What happens in the first moments of the conversation is crucial. Grenny states two things need to happen in order for the conversation to be successful:
For Jesus, crucial conversations were a hallmark of his ministry. In John 4, Jesus has a crucial conversation with a Samaritan woman, who herself had some distinct personal challenges:
1. She was Samaritan, considered a half-breed between Jew and Assyrian. Jewish people hated Samaria so much that in their travels, they would rather travel around Samaria at great inconvenience rather than travel through.
2. She was woman, in those days considered lower than a man and some placed women just a little higher than animals.
3. She was a multiple divorcee, Jewish cultured allowed for maybe two or three divorces but this woman had five.
4. She was immoral; in addition, the man she was living with was not her husband further making her disrespected among the Samaritans who were already looked down upon.
When Jesus approaches her at the well he:
a. Talks to her without condemnation having her best interests in mind (4:7-26).
b. Uses what is common between them to communicate his point, in this case, water from the well (and later “water that you will never thirst” 4:10-14).
c.
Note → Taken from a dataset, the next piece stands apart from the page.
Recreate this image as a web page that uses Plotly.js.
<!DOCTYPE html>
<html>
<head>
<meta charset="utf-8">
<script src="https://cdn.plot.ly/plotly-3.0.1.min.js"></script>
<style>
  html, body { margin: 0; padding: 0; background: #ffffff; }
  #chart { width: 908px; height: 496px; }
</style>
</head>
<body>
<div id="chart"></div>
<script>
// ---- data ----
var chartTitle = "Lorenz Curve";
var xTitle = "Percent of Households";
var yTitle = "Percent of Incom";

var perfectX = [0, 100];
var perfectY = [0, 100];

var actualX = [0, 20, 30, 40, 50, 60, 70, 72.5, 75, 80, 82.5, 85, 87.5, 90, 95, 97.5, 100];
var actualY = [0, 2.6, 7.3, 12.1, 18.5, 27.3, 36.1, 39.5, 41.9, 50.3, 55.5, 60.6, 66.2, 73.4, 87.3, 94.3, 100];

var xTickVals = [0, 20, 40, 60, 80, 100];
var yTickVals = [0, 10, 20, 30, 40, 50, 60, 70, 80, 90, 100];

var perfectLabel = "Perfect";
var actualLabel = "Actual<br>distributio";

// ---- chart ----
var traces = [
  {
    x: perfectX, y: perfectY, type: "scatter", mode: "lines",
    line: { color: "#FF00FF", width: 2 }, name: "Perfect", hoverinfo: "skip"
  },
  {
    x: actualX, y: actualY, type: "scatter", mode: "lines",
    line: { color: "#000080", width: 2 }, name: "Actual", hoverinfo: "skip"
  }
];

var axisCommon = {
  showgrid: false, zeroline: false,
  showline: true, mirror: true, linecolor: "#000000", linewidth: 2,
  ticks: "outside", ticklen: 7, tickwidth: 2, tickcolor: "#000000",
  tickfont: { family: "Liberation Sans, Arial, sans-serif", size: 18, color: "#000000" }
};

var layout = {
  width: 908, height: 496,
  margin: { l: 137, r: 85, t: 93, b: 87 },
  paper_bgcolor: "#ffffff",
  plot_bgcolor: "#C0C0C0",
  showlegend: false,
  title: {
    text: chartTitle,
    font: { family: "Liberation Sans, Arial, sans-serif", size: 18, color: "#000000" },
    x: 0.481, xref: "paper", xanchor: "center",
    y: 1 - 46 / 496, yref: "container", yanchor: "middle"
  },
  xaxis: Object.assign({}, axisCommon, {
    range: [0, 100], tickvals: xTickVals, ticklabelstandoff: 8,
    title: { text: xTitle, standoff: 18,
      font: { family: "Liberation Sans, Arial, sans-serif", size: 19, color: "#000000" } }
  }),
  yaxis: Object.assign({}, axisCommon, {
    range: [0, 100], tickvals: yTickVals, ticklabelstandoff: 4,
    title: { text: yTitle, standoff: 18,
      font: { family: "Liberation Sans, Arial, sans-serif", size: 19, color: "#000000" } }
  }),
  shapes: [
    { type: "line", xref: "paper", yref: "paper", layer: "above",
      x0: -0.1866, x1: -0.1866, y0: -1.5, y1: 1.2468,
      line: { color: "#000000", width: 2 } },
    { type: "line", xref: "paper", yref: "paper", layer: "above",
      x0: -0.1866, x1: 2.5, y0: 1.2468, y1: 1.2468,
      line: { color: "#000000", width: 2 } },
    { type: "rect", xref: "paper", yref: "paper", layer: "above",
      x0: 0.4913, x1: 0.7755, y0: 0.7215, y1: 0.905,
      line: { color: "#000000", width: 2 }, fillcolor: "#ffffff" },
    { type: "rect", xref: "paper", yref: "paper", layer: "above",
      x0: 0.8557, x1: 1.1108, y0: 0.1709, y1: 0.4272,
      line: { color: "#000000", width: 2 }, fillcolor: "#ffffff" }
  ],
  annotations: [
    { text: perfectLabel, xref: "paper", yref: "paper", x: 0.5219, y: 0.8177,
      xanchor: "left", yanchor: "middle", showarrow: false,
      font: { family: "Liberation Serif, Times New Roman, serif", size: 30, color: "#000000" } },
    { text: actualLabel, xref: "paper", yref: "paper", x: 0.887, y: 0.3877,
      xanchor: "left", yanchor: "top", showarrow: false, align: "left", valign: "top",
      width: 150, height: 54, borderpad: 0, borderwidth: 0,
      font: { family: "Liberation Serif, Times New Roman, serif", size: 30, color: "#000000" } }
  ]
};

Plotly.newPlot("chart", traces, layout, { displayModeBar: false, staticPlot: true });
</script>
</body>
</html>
Jesus is not coy about the issue, he confronts her honestly that she is currently living with someone who is not her husband, the fact that Jesus states he is Messiah implies a need for repentance (4:16-18, 26).
d. Jesus encourages her to take a new path, in this case, give her heart to the true Messiah and not men (4:21-26, 39-42).
In having this crucial conversation with the woman at the well, this lonely hurting woman has her life changed and is used to bring many into the kingdom (4:39-42).
Contrast with another crucial conversation Jesus has with the “rich young ruler” in Mark 10:17-31; Matthew 19:16-30; Luke 18:18-30. The result did not go as well. The young man wanted eternal life and Jesus, in a multi-stage approach, told the rich young ruler that his wealth was preventing him from inheriting it, but unlike the Samaritan woman at the well, the ruler could not give up what he was holding unto for security.
In these two cases, Jesus had two distinct crucial conversations; one, which heeded his words and had her life changed while the other could not accept. They illustrate the need to have these conversations; they could result in a huge life change or unheeded advice but nothing would have happened had these conversations not occurred.